Thursday , 25 July 2024

What Is the Gold-Silver Ratio? Why Should We Pay Attention to It?

What is the gold-silver ratio, and why does it matter? Well, it tells you how many ounces of silver it takes to buy one ounce of gold given the current spot price of both metals. In other words, it tells you the price of gold in ounces of silver…[and, as such,] we can look at historical trends and draw conclusions about the prices of both metals. For example, the current gold-silver ratio reveals that silver is significantly underpriced compared to gold in historical terms.

This version of  the original article by Mike Maharrey has been edited and abridged by the Managing Editor of to ensure clarity and brevity for a fast and easy read.

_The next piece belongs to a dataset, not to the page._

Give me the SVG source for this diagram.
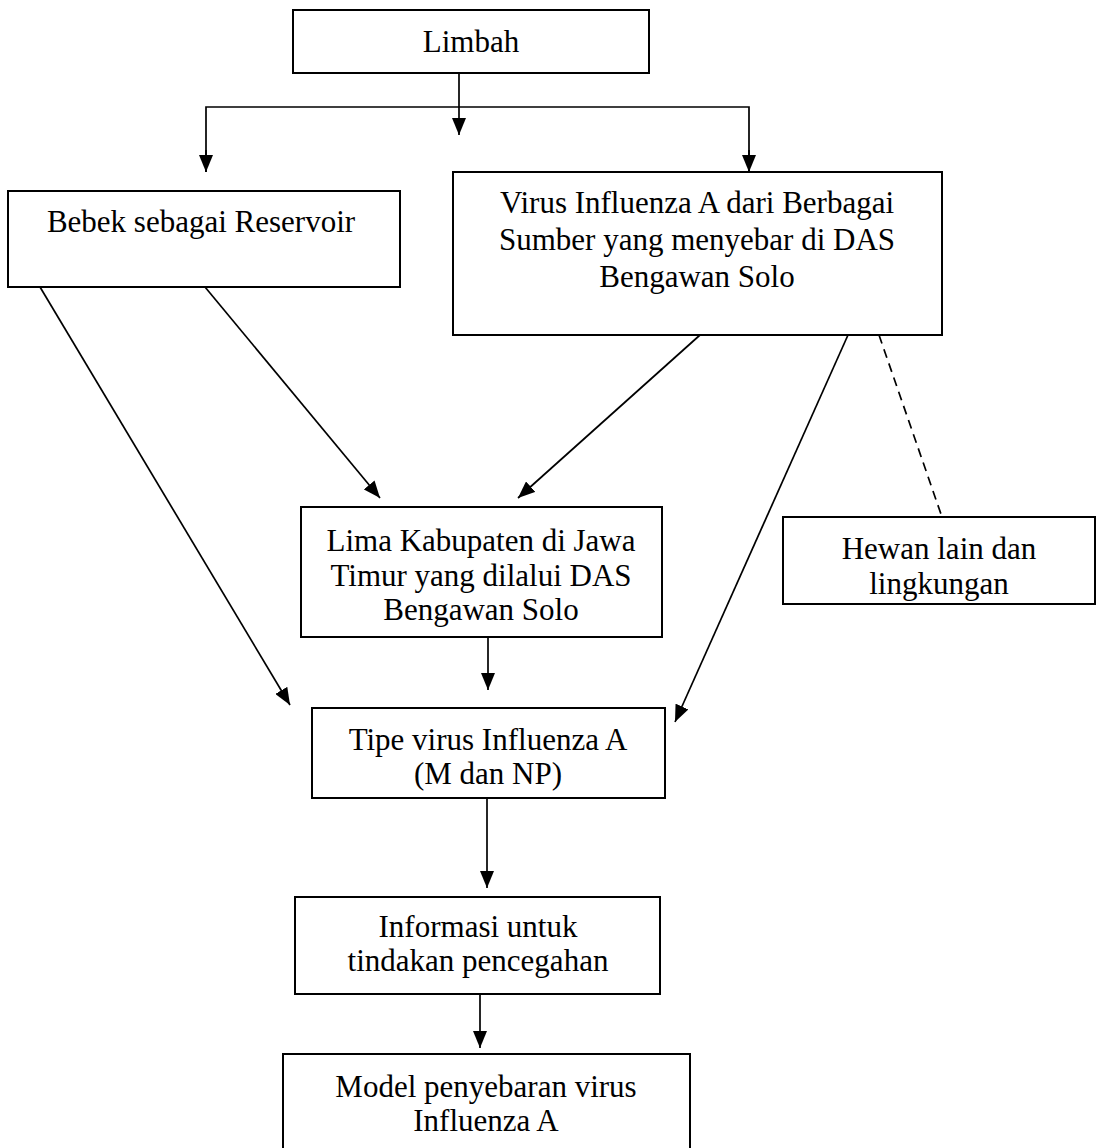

The Gold-Silver Ratio from a Historical Perspective

  • Geologists in the mining industry estimate there are somewhere between 19 and 20 ounces of silver in the earth for every ounce of gold. This provides a natural starting point for a gold-silver ratio of 20-1.
  • From a mining perspective, annual silver production averages around 800 million ounces per year, and gold production a little over 100 million ounces. (These are rounded numbers.) That would give a gold-silver ratio of around 8-1.
  • Governments have set gold-silver ratios to control the value of their coinage for centuries. The earliest recorded imposed gold-silver ratio was by King Menes of Ancient Egypt when he set the ratio at 2.5-1.
  • Rome set a gold-silver ratio of 8-1 in the early years of the empire in 210 BCE. As gold and silver flowed into Rome through its conquests, the ratio fluctuated, rising as high as 12-1. Julius Caesar established a gold-silver ratio of 11.5-1 and Augustus bumped it up to 11.75-1.
  • Around the ancient world, the gold-silver ratio ranged between 6-1 and 12-1 with Asian and Middle Eastern empires valuing silver slightly more, thus setting slightly narrower ratios.
  • The U.S. Congress fixed a gold-silver ratio of 15-1 in its 1792 coinage act. This compared to a 15.5-1 ratio set by France in 1803.
  • A bi-metallic monetary system proved to be unwieldy and European countries began to demonetize silver in the mid-19th century. The U.S. followed the lead of England, Portugal, Germany, and other nations and established a gold standard in the Coinage Act of 1873. The demonetization left the gold-silver ratio to float freely. By World War II, the gold-silver ratio had spread to as much as 40-1. In the modern era, the gold-silver ratio has averaged between 40-1 and 60-1.
  • Since the U.S. completely abandoned the gold standard in 1972, there appears to be some correlation between the gold-silver ratio and central bank money creation. The spread tends to drop when the Fed turns up the printing press and spreads when the central bank attempts to tighten monetary policy. We saw this happen with the gold-silver ratio contracting during the pandemic and widening over the last two years as the Fed has tried to battle price inflation.
  • We have also seen that when the gold-silver ratio gets far above the high end of that historical average, it tends to return to the mean with a vengeance. For instance, in 2020, the gold-silver ratio set a record of 123-1 as COVID hysteria gripped the world and then plunged to around 60-1 as central banks around the world cranked up the money creation machine to cope with governments shutting down economies… In another example of this snap-back, the gold-silver ratio fell to 30-1 in 2011 after rising to over 80-1 during the money creation of the Great Recession in the wake of the 2008 financial crisis.

From a historical perspective, when you see gold-silver ratios well above that historical average, it tells you that silver is underpriced compared to gold and there is a strong possibility that silver will go on a bull run to close that gap. Historically, this has often happened in the midst of a gold bull rally, with silver outperforming gold. (Of course, past performance does not guarantee future results.)


Many other factors go into the price of gold and silver, including:

  • central bank monetary policy,
  • government fiscal policy,
  • supply and demand dynamics,
  • geo-political happenings,
  • and technical factors.

However, the gold-silver ratio is a revealing bit of data that can help savvy investors project the price movement of silver.